For both fellows, however, the final product is less important than the experience.

“The Watson Fellowship doesn’t want you to have a final product,” Adler said. “This might be an overstatement, but it’s more about you exploring a subject that’s of interest to you.”

Knittle said that a large part of the Watson Fellowship is about the individual, and how they change and react during their 12-month project.

“The Watson Fellowship talks about supporting the person who’s doing the project, not the project itself,” Knittle said. “It has as much to do with me as a person as it has to do with my project. It feels particularly exciting for me, because the work I’m about to do is the work I want to do forever—writing about cities.”

Knittle added that he applied for the Watson Fellowship, in part, for the personal challenge.

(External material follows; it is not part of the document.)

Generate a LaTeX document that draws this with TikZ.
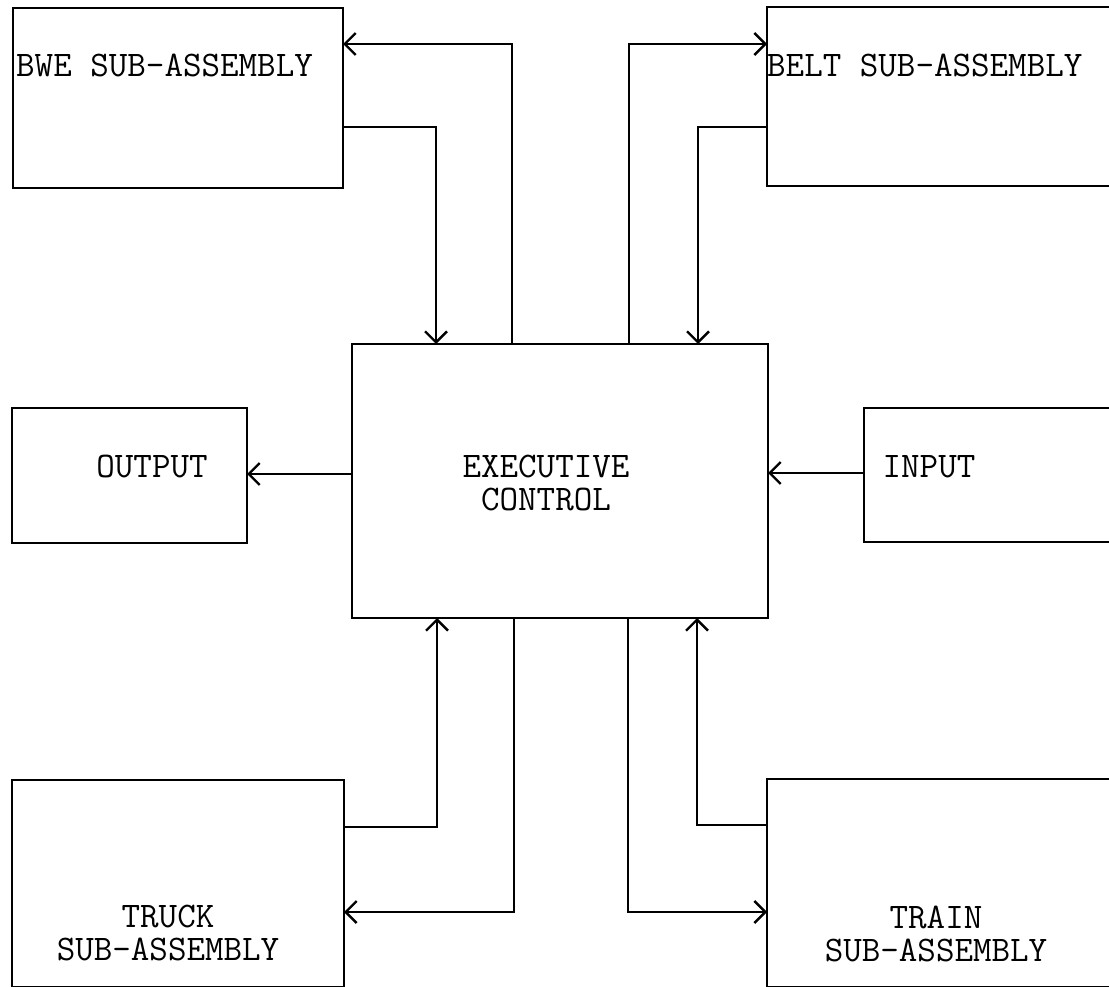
\documentclass[tikz,border=0pt]{standalone}
\usepackage{fontspec}
\usetikzlibrary{arrows.meta}
\begin{document}
\begin{tikzpicture}[x=1pt,y=-1pt,
  box/.style={draw, rectangle, line width=2.6pt, inner sep=0pt, outer sep=0pt, anchor=north west},
  lbl/.style={font=\fontsize{36}{33}\selectfont\ttfamily, inner sep=0pt, align=center},
  conn/.style={line width=2.6pt},
  arr/.style={conn, -{Straight Barb[length=11pt,width=22pt,line width=2.4pt]}}]
\useasboundingbox (0,0) rectangle (1109,987);
\clip (0,0) rectangle (1109,987);
% boxes
\node[box, minimum width=330pt, minimum height=180pt] (bwe) at (13,8) {};
\node[box, minimum width=363pt, minimum height=179pt] (belt) at (767,7) {};
\node[box, minimum width=416pt, minimum height=274pt] (ec) at (352,344) {};
\node[box, minimum width=235pt, minimum height=135pt] (out) at (12,408) {};
\node[box, minimum width=266pt, minimum height=134pt] (in) at (864,408) {};
\node[box, minimum width=332pt, minimum height=207pt] (truck) at (12,780) {};
\node[box, minimum width=363pt, minimum height=208pt] (train) at (767,779) {};
% labels
\node[lbl, anchor=west] (bweT) at (16,65) {BWE SUB-ASSEMBLY};
\node[lbl, anchor=west] (beltT) at (767,65) {BELT SUB-ASSEMBLY};
\node[lbl] (ecT) at (546,483) {EXECUTIVE\\CONTROL};
\node[lbl] (outT) at (152,467) {OUTPUT};
\node[lbl] (inT) at (929,467) {INPUT};
\node[lbl] (truckT) at (168,933) {TRUCK\\SUB-ASSEMBLY};
\node[lbl] (trainT) at (936,934) {TRAIN\\SUB-ASSEMBLY};
% bend coordinates
\coordinate (p1) at (512,44);
\coordinate (p2) at (436,127);
\coordinate (p3) at (629,44);
\coordinate (p4) at (698,127);
\coordinate (p5) at (437,827);
\coordinate (p6) at (514,912);
\coordinate (p7) at (628,912);
\coordinate (p8) at (697,825);
\coordinate (p9) at (0,474);
\coordinate (p10) at (0,473);
% connectors
\draw[arr] (ec.north -| p1) |- (bwe.east |- p1);
\draw[arr] (bwe.east |- p2) -| (ec.north -| p2);
\draw[arr] (ec.north -| p3) |- (belt.west |- p3);
\draw[arr] (belt.west |- p4) -| (ec.north -| p4);
\draw[arr] (ec.west |- p9) -- (out.east |- p9);
\draw[arr] (in.west |- p10) -- (ec.east |- p10);
\draw[arr] (truck.east |- p5) -| (ec.south -| p5);
\draw[arr] (ec.south -| p6) |- (truck.east |- p6);
\draw[arr] (ec.south -| p7) |- (train.west |- p7);
\draw[arr] (train.west |- p8) -| (ec.south -| p8);
\end{tikzpicture}
\end{document}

“I really take the Watson seriously when it talks about figuring out how to be alone,” Knittle said. “The funny thing is that the Watson is a process that almost can’t exist anymore. It’s designed for a time before the Internet…so it’s part of the decision of the Watson fellow to figure out how to be as focused on what the Watson year is designed to do as possible.”

Brown has been the University’s liaison for the past 13 years, and believes that the Watson Fellowship is one of the best opportunities for Wesleyan graduating seniors.

“It is totally made for Wesleyan students,” she said. “If you could do anything in the world that you wanted, what would you do? The important thing is that a Watson fellowship is given to a person, not a project.”

The Fellowship is not for the faint of heart, however. Fellows are not allowed to return to their native country during their 12-month stint abroad.

“It’s transformative,” Brown said. “There’s no way it could not be, because you have to rely on your inner strengths, your creativity, your innovation, your intelligence—everything. It’s just all encompassing.”